Иногда, в свободное время, ходила по штабу и нарочито громко вслух задавала вопрос непонятно кому: «И что он в этой Вале нашел?». Получалось, что она по штабу распускает слухи об их отношениях, а Титова это невероятно раздражало. Он стремился всеми правдами и неправдами убрать ее подальше от штаба. Но натыкался на меня, и все его усилия на этом заканчивались. Все, что писал Титов, в машбюро передавал заместитель начштаба майор Слайковский, отпечатанное получал тоже он. Иногда она специально затягивала печатать, ссылаясь на неотложные дела. На самом же деле, это была маленькая месть, амбициозному начальнику штаба. Тексты она печатала не просто быстро, а очень быстро и, что самое главное – без ошибок, исправляя орфографию и грамматику. В этом, ее упрекнуть было не в чем. Когда, была напряженка, в данном случае – сборы, она оставалась на ночь, и даже, если было надо – не на одну, с одним условием, чтобы после окончания работы ее завезли домой. Ее завозили. А утром она, как «роза майская» вместе со всеми прибывала на работу, ничем не показывая, что она ночью работала. Штабные офицеры и я все были довольны ее работой. Не доволен был один человек – майор Титов. И он ей отомстил, причем подло, исподтишка. Когда я был в беззаботном отпуске и грел свое тело под жарким солнцем в санатории Фрунзенское, Титов воспользовался своей властью и написал приказ, уговорил майора Белова К.В., исполняющего обязанности комполка, уволить Смеющую с должности машинистки и назначить ее на сержантскую должность – вечного дежурного по КПП. Причем он не спросил ее согласия. Белов особого внимания этому приказу не придал. Так, обычное дело, сколько до этого приходилось приказов подписывать, и подмахнул…

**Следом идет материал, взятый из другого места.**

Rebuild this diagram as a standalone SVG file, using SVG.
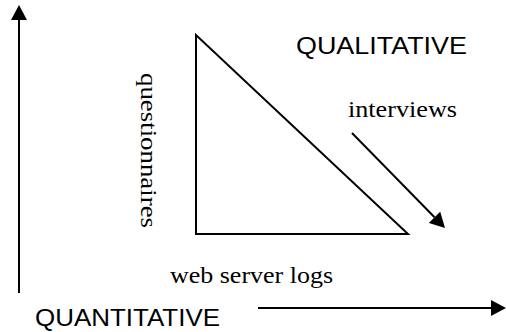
<svg xmlns="http://www.w3.org/2000/svg" width="506" height="332" viewBox="0 0 506 332">
<style>
.ln{stroke:#000;stroke-width:2;fill:none}
.sans{font-family:"Liberation Sans",Arial,sans-serif;font-size:24px;fill:#000}
.serif{font-family:"Liberation Serif","Times New Roman",serif;font-size:24px;fill:#000}
</style>
<defs>
<marker id="ah" viewBox="0 0 15 16" refX="0" refY="8" markerWidth="15" markerHeight="16" markerUnits="userSpaceOnUse" orient="auto">
<path d="M0,0 L15,8 L0,16 z" fill="#000"/>
</marker>
</defs>
<rect width="506" height="332" fill="#fff"/>
<g id="connectors">
<line class="ln" x1="19" y1="293" x2="19" y2="20" marker-end="url(#ah)"/>
<line class="ln" x1="258" y1="308" x2="491" y2="308" marker-end="url(#ah)"/>
<line class="ln" x1="352" y1="133" x2="434.5" y2="217.3" marker-end="url(#ah)"/>
</g>
<g id="triangle">
<polygon class="ln" points="196,35 196,234 408,234"/>
</g>
<g id="qualitative"><text class="sans" x="296" y="54" textLength="171" lengthAdjust="spacingAndGlyphs">QUALITATIVE</text></g>
<g id="quantitative"><text class="sans" x="35" y="326" textLength="185" lengthAdjust="spacingAndGlyphs">QUANTITATIVE</text></g>
<g id="interviews"><text class="serif" x="348" y="117" textLength="109" lengthAdjust="spacingAndGlyphs">interviews</text></g>
<g id="weblogs"><text class="serif" x="170" y="283" textLength="163" lengthAdjust="spacingAndGlyphs">web server logs</text></g>
<g id="questionnaires"><text class="serif" transform="translate(141,73) rotate(90)" textLength="155" lengthAdjust="spacingAndGlyphs">questionnaires</text></g>
</svg>
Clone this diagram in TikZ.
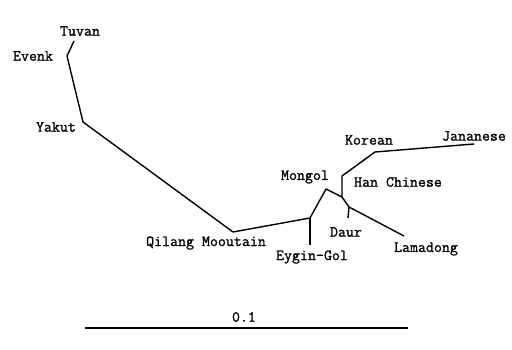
\documentclass[tikz,border=0pt]{standalone}
\usepackage{fontspec}
\newfontfamily\treefont{Latin Modern Mono}[FakeBold=1.2]
\tikzset{
  branch/.style={line width=1.4pt, line join=round},
  taxon/.style={font=\fontsize{15.5}{17}\selectfont\treefont, inner sep=0pt}
}
\begin{document}
\begin{tikzpicture}[x=1pt,y=-1pt]
        \useasboundingbox (0,0) rectangle (512,350);
        % Tree vertices
        \coordinate (tuvan) at (74,41);
        \coordinate (evenk) at (67,56);
        \coordinate (yakut) at (83,122);
        \coordinate (qilang) at (233,232);
        \coordinate (eygin) at (310,218);
        \coordinate (eygintip) at (310,245);
        \coordinate (mongol) at (326,189);
        \coordinate (hub) at (342,197);
        \coordinate (han) at (342,176);
        \coordinate (korean) at (375,152);
        \coordinate (japan) at (474,144);
        \coordinate (daur) at (349,207);
        \coordinate (daurtip) at (348,218);
        \coordinate (lama) at (404,236);

        % Branches
        \draw[branch] (tuvan) -- (evenk) -- (yakut) -- (qilang) -- (eygin) -- (mongol) -- (hub);
        \draw[branch] (eygin) -- (eygintip);
        \draw[branch] (hub) -- (han) -- (korean) -- (japan);
        \draw[branch] (hub) -- (daur) -- (lama);
        \draw[branch] (daur) -- (daurtip);

        % Labels
        \node[taxon] (ltuvan) at (80,31) {Tuvan};
        \node[taxon] (levenk) at (33,56) {Evenk};
        \node[taxon] (lyakut) at (56,127) {Yakut};
        \node[taxon] (lqilang) at (206,243) {Qilang Mooutain};
        \node[taxon] (leygin) at (312,257) {Eygin-Gol};
        \node[taxon] (lmongol) at (305,177) {Mongol};
        \node[taxon] (lhan) at (398,182) {Han Chinese};
        \node[taxon] (lkorean) at (369,140) {Korean};
        \node[taxon] (ljapan) at (474,136) {Jananese};
        \node[taxon] (ldaur) at (346,232) {Daur};
        \node[taxon] (llama) at (426,249) {Lamadong};

        % Scale bar
        \coordinate (barl) at (85,328);
        \coordinate (barr) at (408,328);
        \draw[branch] (barl) -- (barr);
        \node[taxon] (lbar) at (244,317) {0.1};
\end{tikzpicture}
\end{document}
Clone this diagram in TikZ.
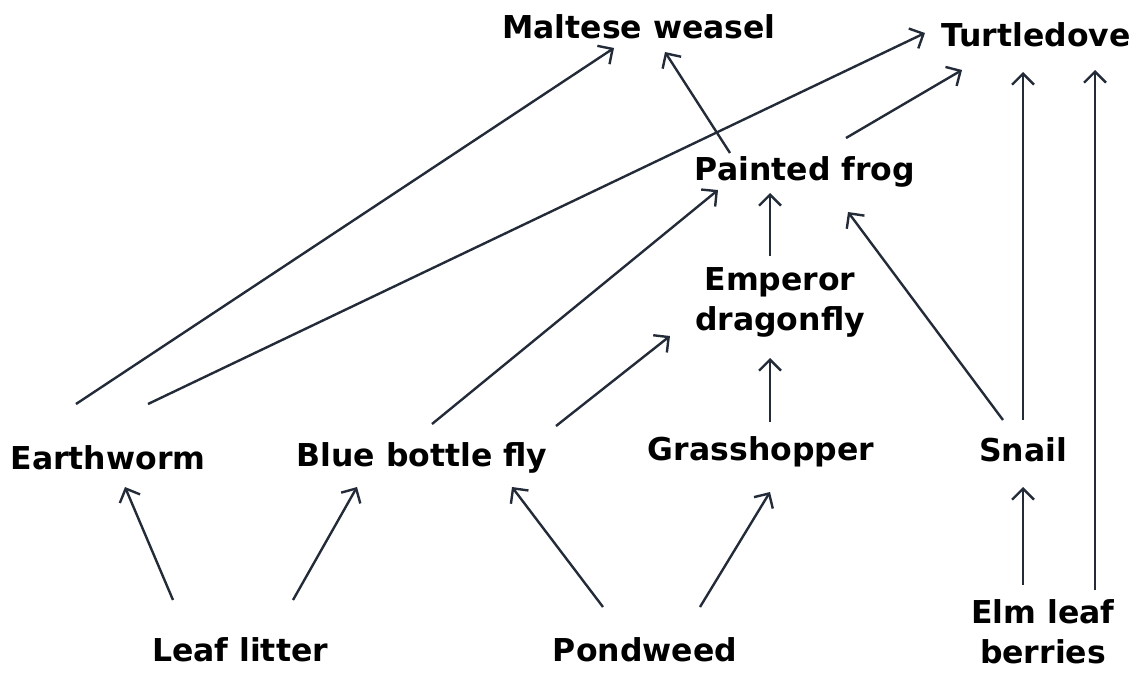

Приезжаю из отпуска, а на КПП мне докладывает Люба Смеющая. Я спрашиваю у нее, в чем дело и почему она не на рабочем месте. Она в плач, еле успокоил и сказал, чтобы прибыла ко мне после 12 часов. Прибыв, она рассказала, как все было, как ее чуть не силой выбрасывали из машбюро, забирали ключи от сейфа, в общем – «картина маслом». Когда я сказал ей, что мы вернем все на свои места, она ответила, что возвращать ничего не надо, ее устраивает дежурство на КПП. А вот Титов теперь, мол, пусть теперь сам печатает! Успокоилась. Вызвал к себе Титова. То, что он выслушал от меня, изложить невозможно. Но когда я его воспитывал, в штабе не осталось никого, кроме дежурного по части, ни одного офицера. В момент исчезли все, видимо пошли «проверять занятия». И чем уж я так их напугал, хотя воспитывал я всего лишь одного офицера… Были в подчинении начальника штаба и начальники служб, все уже в возрасте – за сорок лет, хорошо знающие свое дело.